Une brigade sous le feu des critiques
Cette police de la morale a plusieurs fois été pointée du doigt ces derniers mois.
– En avril, un champion de boxe a reçu plusieurs balles dans le dos alors qu’il tentait de défendre sa femme qui subissait un contrôle d’identité des officiers de cette unité, expliquent les Observateurs de France 24.
– Le même mois « la police a arrêté une femme qui avait été harcelée et filmée par une autre personne, pour non-conformité à cette réglementation, rapporte Human Rights Watch. Elle aurait été battue lors de sa garde à vue et emmenée à l’hôpital pour une hémorragie interne, avant d’être forcée de présenter publiquement des excuses, dans une émission de la télévision d’Etat. »

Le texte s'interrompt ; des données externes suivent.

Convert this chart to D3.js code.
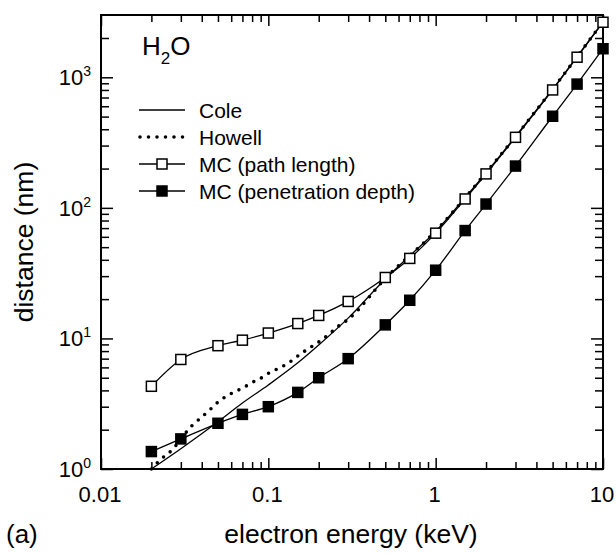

Depuis la mort de Mahsa Amini, de plus en plus de voix s’élèvent contre cette police, y compris au sein de la classe politique iranienne.
Elle « n’obtient aucun résultat, sauf causer des dommages au pays », a déclaré le député Jalal Rashidi Koochi à l’agence de presse ISNA. « Est-ce que les gens qui sont conduits par cette police d’orientation à ces séances d’explications reprennent conscience et se repentent quand ils en sortent ? », s’est notamment demandé le parlementaire.
Washington a également annoncé des sanctions économiques à l’égard de cette police des mœurs et de plusieurs responsables de la sécurité.
Cette colère contre la police des mœurs pourrait donner une nouvelle dimension au mécontentement qu’ont plusieurs fois exprimé les Iraniens depuis la Révolution islamique. « Cette fois-ci, on entend des protestations pas seulement contre la situation générale du pays, mais aussi pour les droits des femmes : c’est un changement important », a analysé Azadeh Kian, professeur de sociologie à l’université Paris Cité et spécialiste de l’Iran, pour l’AFP.
Jeudi 22, Washington a annoncé des sanctions économiques visant la police des mœurs iranienne et plusieurs responsables de la sécurité pour les « violences contre les manifestants », ainsi que pour le sort de Mahsa Amini.
Ces sanctions ciblent « la police des mœurs d’Iran et les hauts dirigeants de la sécurité iranienne responsables de cette oppression », et « démontrent l’engagement clair de l’administration Biden-Harris à défendre les droits humains et les droits des femmes, en Iran et dans le monde », a déclaré la secrétaire américaine au Trésor, Janet Yellen, dans un communiqué.
Au moins 17 personnes ont péri selon un bilan d’un média d’Etat du 22 septembre. Mais le bilan risque d’être bien plus lourd : l’ONG d’opposition Iran Human Rights (IHR), basée à Oslo, fait état d’au moins 50 civils tués par les forces de sécurité.